>> Start

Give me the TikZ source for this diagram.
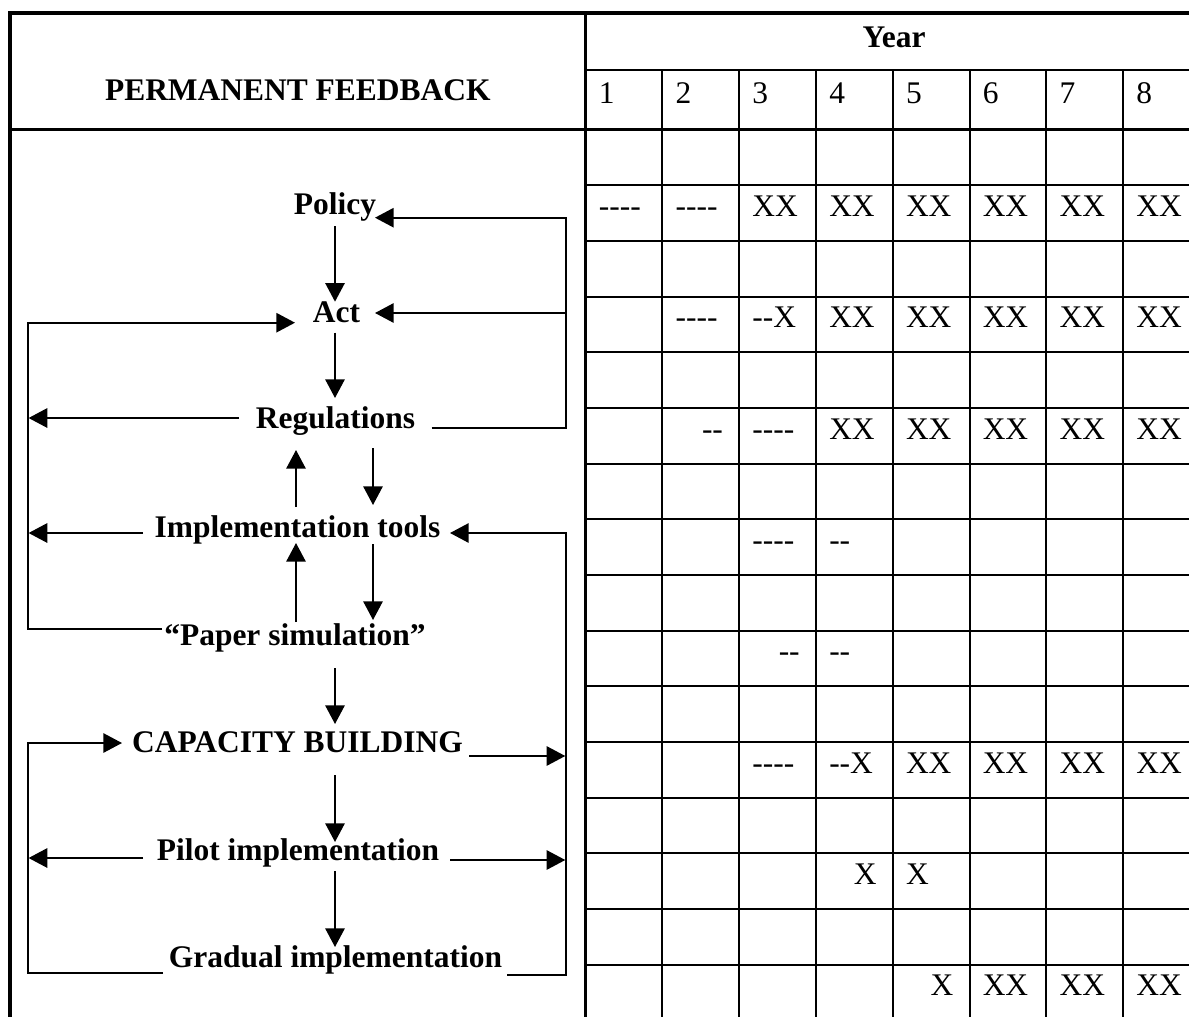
\documentclass[tikz,border=0pt]{standalone}
\usepackage{fontspec}
\setmainfont{Liberation Serif}[Ligatures=TeXOff]
\usetikzlibrary{arrows.meta}
\begin{document}
\begin{tikzpicture}[x=0.75pt,y=-0.75pt,
  hdr/.style={font=\fontsize{23.6}{28}\selectfont\bfseries, inner sep=0pt, anchor=base},
  lbl/.style={font=\fontsize{23.6}{28}\selectfont\bfseries, inner sep=0pt, anchor=base},
  cellw/.style={font=\fontsize{23.6}{28}\selectfont, inner sep=0pt, anchor=base west},
  celle/.style={font=\fontsize{23.6}{28}\selectfont, inner sep=0pt, anchor=base east},
  oline/.style={line width=2.6pt, line join=miter, line cap=rect},
  cline/.style={line width=2pt},
  tline/.style={line width=1.5pt},
  arr/.style={line width=1.4pt, line join=miter, -{Triangle[length=14pt,width=14.5pt]}},
  fbl/.style={line width=1.4pt, line join=miter}
]
\useasboundingbox (0,0) rectangle (1189,1017);

% ---------- table ----------
\draw[oline] (10,1020) -- (10,13) -- (1192,13);
\draw[oline] (10,129.5) -- (1192,129.5);
\draw[cline] (585.7,13) -- (585.7,1020);
\draw[tline] (585.7,70) -- (1192,70);
\foreach \c in {1,...,7}
  \draw[tline] ({585.7+76.76*\c},70) -- ({585.7+76.76*\c},1020);
\foreach \k in {1,...,15}
  \draw[tline] (585.7,{129.7+55.67*\k}) -- (1192,{129.7+55.67*\k});

% headers
\node[hdr] (pf) at (297.8,100) {PERMANENT FEEDBACK};
\node[hdr] (year) at (894,47) {Year};
\foreach \c in {1,...,8}
  \node[cellw] (num\c) at ({585.7+76.76*(\c-1)+13},103) {\c};

% cells, left aligned
\foreach \r/\c/\t in {
  1/1/----, 1/2/----, 1/3/XX, 1/4/XX, 1/5/XX, 1/6/XX, 1/7/XX, 1/8/XX,
  3/2/----, 3/3/--X, 3/4/XX, 3/5/XX, 3/6/XX, 3/7/XX, 3/8/XX,
  5/3/----, 5/4/XX, 5/5/XX, 5/6/XX, 5/7/XX, 5/8/XX,
  7/3/----, 7/4/--,
  9/4/--,
  11/3/----, 11/4/--X, 11/5/XX, 11/6/XX, 11/7/XX, 11/8/XX,
  13/5/X,
  15/6/XX, 15/7/XX, 15/8/XX}
  \node[cellw] (d\r-\c) at ({585.7+76.76*(\c-1)+13},{129.7+55.67*\r+31}) {\t};
% cells, right aligned
\foreach \r/\c/\t in {5/2/--, 9/3/--, 13/4/X, 15/5/X}
  \node[celle] (d\r-\c) at ({585.7+76.76*\c-16},{129.7+55.67*\r+31}) {\t};

% ---------- diagram labels ----------
\node[lbl] (policy) at (335,214) {Policy};
\node[lbl] (act)    at (336.5,322) {Act};
\node[lbl] (reg)    at (335.5,428) {Regulations};
\node[lbl] (tools)  at (297.5,537) {Implementation tools};
\node[lbl] (paper)  at (295,645) {“Paper simulation”};
\node[lbl] (cap)    at (297.5,752) {CAPACITY BUILDING};
\node[lbl] (pilot)  at (298,860) {Pilot implementation};
\node[lbl] (grad)   at (335.5,967) {Gradual implementation};

% ---------- connector end points ----------
\coordinate (regR)   at (431.7,428.3);
\coordinate (fbRu)   at (566,428.3);
\coordinate (polIn)  at (375,217.7);
\coordinate (actInR) at (375,313);
\coordinate (actRr)  at (566,313);
\coordinate (actInL) at (295,322.7);
\coordinate (papL)   at (162,629);
\coordinate (regL)   at (239,418);
\coordinate (regLt)  at (28.6,418);
\coordinate (toolsL) at (143,533);
\coordinate (toolsLt) at (28.6,533);
\coordinate (gradR)  at (507,975);
\coordinate (toolsIn) at (450,533);
\coordinate (capR)   at (469,756);
\coordinate (capRt)  at (565.3,756);
\coordinate (pilR)   at (450,860);
\coordinate (pilRt)  at (565.3,860);
\coordinate (gradL)  at (163,973);
\coordinate (capIn)  at (122,743);
\coordinate (pilL)   at (143,858);
\coordinate (pilLt)  at (28.6,858);

% upper right feedback: Regulations -> Act, Policy
\draw[arr] (regR) -- (fbRu) -- (566,217.7) -- (polIn);
\draw[arr] (actRr) -- (actInR);
% upper left feedback: Paper simulation -> Act, Regulations, Implementation tools
\draw[arr] (papL) -- (27.7,629) -- (27.7,322.7) -- (actInL);
\draw[arr] (regL) -- (regLt);
\draw[arr] (toolsL) -- (toolsLt);
% lower right feedback
\draw[arr] (gradR) -- (566,975) -- (566,533) -- (toolsIn);
\draw[arr] (capR) -- (capRt);
\draw[arr] (pilR) -- (pilRt);
% lower left feedback
\draw[arr] (gradL) -- (27.7,973) -- (27.7,743) -- (capIn);
\draw[arr] (pilL) -- (pilLt);

% vertical flow
\draw[arr] (335,226) -- (335,301.7);
\draw[arr] (335,332.7) -- (335,398);
\draw[arr] (373,448) -- (373,505);
\draw[arr] (296,507) -- (296,450);
\draw[arr] (373,544) -- (373,620);
\draw[arr] (296,622) -- (296,543);
\draw[arr] (335,668) -- (335,724);
\draw[arr] (335,775) -- (335,842);
\draw[arr] (335,871) -- (335,947);
\end{tikzpicture}
\end{document}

>> End

WHAT YOU HAVE TO DO.
Without the pictures, please reproduce each line of the listing above exactly, from the first one through the line bearing "(0,0) rectangle (1189,1017);".

TASK ANSWER.
Give me the TikZ source for this diagram.
\documentclass[tikz,border=0pt]{standalone}
\usepackage{fontspec}
\setmainfont{Liberation Serif}[Ligatures=TeXOff]
\usetikzlibrary{arrows.meta}
\begin{document}
\begin{tikzpicture}[x=0.75pt,y=-0.75pt,
  hdr/.style={font=\fontsize{23.6}{28}\selectfont\bfseries, inner sep=0pt, anchor=base},
  lbl/.style={font=\fontsize{23.6}{28}\selectfont\bfseries, inner sep=0pt, anchor=base},
  cellw/.style={font=\fontsize{23.6}{28}\selectfont, inner sep=0pt, anchor=base west},
  celle/.style={font=\fontsize{23.6}{28}\selectfont, inner sep=0pt, anchor=base east},
  oline/.style={line width=2.6pt, line join=miter, line cap=rect},
  cline/.style={line width=2pt},
  tline/.style={line width=1.5pt},
  arr/.style={line width=1.4pt, line join=miter, -{Triangle[length=14pt,width=14.5pt]}},
  fbl/.style={line width=1.4pt, line join=miter}
]
\useasboundingbox (0,0) rectangle (1189,1017);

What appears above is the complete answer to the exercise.